>> begin INPUT MATERIAL

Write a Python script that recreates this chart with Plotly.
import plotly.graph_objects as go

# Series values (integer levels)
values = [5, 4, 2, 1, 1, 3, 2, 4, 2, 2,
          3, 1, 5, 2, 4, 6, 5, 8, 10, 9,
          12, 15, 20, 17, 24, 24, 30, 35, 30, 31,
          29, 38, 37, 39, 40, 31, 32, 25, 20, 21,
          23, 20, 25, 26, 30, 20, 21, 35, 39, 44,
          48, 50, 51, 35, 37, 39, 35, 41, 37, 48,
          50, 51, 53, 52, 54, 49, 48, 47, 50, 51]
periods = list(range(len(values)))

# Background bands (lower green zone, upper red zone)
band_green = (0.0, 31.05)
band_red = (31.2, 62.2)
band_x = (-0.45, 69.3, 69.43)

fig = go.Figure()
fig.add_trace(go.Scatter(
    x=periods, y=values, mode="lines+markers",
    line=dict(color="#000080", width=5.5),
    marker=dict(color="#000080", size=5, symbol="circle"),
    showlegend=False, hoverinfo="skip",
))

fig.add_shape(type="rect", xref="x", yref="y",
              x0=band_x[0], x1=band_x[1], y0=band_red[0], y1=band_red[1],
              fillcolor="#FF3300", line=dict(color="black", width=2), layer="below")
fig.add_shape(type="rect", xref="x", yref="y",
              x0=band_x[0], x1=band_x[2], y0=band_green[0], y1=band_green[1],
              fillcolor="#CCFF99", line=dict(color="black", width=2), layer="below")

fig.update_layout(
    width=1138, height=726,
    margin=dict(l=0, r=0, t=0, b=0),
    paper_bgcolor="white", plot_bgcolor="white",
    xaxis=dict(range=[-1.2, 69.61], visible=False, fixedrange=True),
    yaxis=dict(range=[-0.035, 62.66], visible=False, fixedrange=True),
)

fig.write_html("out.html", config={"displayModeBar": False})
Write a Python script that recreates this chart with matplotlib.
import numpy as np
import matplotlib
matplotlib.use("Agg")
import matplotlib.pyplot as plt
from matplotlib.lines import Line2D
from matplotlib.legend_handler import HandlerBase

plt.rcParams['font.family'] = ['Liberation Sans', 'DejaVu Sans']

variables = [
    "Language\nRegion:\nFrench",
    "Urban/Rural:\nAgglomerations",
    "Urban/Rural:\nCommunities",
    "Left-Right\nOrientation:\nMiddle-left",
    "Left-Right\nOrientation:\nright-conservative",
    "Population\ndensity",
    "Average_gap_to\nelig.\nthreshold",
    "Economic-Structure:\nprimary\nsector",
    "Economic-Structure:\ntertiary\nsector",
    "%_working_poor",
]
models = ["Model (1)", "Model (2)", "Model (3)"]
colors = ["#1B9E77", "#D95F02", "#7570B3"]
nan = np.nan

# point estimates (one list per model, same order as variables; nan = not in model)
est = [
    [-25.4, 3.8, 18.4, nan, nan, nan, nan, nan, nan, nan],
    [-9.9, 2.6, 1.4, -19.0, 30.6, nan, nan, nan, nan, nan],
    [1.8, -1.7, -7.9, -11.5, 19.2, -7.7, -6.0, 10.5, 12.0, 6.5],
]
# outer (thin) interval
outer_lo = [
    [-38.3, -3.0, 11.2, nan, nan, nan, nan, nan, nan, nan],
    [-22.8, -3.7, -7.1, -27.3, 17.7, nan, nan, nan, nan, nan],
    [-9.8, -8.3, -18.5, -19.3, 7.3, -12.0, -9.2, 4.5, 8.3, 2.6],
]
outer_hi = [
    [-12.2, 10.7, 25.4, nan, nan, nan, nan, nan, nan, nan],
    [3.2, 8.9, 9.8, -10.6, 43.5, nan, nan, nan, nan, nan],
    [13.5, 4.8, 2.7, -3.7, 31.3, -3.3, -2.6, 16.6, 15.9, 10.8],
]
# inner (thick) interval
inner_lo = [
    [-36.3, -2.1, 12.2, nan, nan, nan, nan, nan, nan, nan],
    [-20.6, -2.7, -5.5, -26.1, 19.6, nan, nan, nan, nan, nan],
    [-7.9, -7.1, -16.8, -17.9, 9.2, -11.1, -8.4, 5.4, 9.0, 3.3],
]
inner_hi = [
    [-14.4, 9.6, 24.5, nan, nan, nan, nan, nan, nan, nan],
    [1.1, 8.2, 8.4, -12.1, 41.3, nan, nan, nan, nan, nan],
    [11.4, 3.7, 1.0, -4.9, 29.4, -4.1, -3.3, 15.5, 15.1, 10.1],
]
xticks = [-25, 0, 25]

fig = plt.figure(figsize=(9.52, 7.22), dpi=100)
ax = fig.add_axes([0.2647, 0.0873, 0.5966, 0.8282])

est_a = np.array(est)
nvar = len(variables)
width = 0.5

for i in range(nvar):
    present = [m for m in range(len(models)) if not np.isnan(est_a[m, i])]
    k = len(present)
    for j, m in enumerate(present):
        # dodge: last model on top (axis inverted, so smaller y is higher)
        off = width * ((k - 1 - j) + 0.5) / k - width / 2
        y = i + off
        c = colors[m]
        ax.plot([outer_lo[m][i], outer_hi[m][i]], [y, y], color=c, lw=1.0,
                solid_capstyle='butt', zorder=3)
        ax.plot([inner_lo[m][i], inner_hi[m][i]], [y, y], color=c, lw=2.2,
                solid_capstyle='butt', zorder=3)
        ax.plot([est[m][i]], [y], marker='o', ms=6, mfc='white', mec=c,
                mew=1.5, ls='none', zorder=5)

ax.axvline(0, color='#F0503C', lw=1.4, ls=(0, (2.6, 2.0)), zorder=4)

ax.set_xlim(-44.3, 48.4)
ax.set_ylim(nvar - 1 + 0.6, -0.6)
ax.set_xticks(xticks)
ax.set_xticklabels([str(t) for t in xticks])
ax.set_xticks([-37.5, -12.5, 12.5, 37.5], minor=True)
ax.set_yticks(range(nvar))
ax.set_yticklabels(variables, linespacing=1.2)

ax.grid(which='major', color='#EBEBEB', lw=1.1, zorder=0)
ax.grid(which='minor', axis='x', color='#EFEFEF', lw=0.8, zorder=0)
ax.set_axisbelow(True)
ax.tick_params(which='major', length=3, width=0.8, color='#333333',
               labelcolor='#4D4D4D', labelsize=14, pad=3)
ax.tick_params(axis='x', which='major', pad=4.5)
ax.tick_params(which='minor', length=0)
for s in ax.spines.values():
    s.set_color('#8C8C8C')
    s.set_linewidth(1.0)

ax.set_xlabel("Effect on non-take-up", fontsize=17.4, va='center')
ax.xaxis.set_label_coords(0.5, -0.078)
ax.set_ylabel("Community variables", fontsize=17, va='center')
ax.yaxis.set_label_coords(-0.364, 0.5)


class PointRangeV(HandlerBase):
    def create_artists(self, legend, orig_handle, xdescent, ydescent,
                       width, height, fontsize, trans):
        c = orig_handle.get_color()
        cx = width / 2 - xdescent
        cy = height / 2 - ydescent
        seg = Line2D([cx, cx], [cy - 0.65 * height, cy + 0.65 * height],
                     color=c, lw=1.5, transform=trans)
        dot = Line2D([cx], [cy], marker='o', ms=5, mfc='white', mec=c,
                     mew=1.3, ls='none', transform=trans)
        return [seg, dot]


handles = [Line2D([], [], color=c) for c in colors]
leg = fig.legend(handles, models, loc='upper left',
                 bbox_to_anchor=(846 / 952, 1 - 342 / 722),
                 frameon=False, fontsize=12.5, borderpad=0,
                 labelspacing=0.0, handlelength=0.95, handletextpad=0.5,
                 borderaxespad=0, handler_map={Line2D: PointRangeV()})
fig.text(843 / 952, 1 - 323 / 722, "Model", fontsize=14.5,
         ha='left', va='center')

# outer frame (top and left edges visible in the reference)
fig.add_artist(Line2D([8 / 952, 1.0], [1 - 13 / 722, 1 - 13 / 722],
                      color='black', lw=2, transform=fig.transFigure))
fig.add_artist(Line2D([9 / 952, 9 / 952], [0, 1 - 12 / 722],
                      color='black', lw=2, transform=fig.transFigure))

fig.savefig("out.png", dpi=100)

>> end INPUT MATERIAL
>> begin INPUT MATERIAL

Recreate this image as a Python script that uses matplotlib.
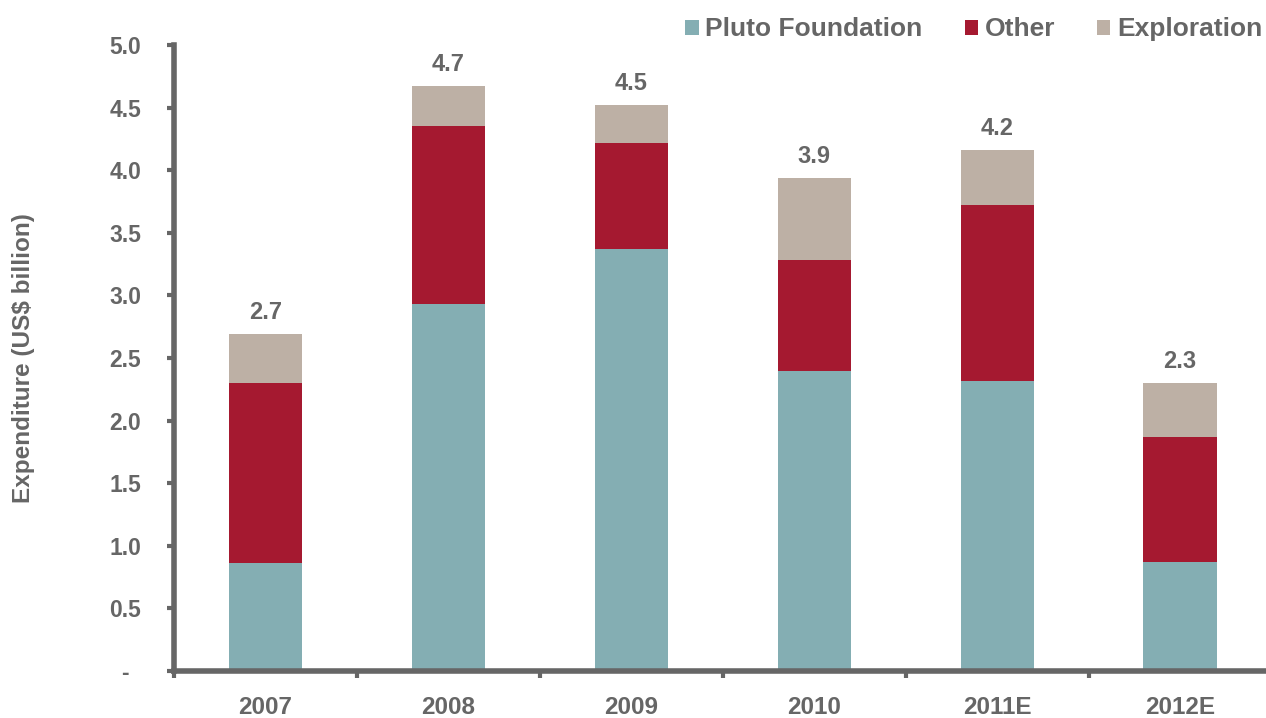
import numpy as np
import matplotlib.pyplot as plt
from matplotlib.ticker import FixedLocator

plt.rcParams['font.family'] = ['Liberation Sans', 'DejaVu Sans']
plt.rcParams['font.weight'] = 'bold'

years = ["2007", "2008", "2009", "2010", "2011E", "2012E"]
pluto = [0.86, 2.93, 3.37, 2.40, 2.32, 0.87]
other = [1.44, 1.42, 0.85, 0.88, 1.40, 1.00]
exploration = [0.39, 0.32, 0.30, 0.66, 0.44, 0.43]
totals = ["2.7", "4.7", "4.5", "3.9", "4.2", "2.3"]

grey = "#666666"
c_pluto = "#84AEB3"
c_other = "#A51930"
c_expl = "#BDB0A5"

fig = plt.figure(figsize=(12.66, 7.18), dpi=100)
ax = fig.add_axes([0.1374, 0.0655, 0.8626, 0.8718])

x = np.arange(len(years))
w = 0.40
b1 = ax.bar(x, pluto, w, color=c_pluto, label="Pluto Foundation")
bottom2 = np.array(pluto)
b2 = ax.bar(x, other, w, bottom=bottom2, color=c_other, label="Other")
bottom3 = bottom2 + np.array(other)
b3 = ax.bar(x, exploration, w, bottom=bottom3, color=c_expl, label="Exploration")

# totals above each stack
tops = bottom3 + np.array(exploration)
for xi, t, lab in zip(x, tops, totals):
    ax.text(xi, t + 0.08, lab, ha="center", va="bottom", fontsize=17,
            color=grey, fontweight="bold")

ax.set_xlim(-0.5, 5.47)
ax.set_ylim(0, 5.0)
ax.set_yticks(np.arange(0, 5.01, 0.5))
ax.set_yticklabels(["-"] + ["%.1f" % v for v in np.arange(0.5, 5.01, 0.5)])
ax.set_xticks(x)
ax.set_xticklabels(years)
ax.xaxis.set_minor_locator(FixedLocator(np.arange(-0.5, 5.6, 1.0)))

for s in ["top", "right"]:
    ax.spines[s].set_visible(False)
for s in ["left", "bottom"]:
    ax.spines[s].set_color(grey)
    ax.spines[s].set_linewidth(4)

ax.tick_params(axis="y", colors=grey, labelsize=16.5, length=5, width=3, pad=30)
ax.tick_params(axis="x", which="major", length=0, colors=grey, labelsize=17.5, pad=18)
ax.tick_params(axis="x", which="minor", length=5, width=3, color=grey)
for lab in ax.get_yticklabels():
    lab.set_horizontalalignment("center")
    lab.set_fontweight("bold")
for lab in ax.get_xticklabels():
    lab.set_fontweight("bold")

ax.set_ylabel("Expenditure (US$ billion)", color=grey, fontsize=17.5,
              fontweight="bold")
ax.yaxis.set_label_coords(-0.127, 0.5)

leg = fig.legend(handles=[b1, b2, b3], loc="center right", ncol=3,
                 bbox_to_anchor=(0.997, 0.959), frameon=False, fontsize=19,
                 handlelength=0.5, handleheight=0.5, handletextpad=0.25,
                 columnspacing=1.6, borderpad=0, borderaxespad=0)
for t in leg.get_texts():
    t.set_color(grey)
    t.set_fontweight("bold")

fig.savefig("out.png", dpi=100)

>> end INPUT MATERIAL

--- PROBLEM TO WORK ON ---
Reproduce the lines above starting at the one with "Recreate this image" and ending at the one with "plt.rcParams['font.weight'] = 'bold'", both included, exactly and with no pictures.

--- OUTPUT FOR THIS EXERCISE ---
Recreate this image as a Python script that uses matplotlib.
import numpy as np
import matplotlib.pyplot as plt
from matplotlib.ticker import FixedLocator

plt.rcParams['font.family'] = ['Liberation Sans', 'DejaVu Sans']
plt.rcParams['font.weight'] = 'bold'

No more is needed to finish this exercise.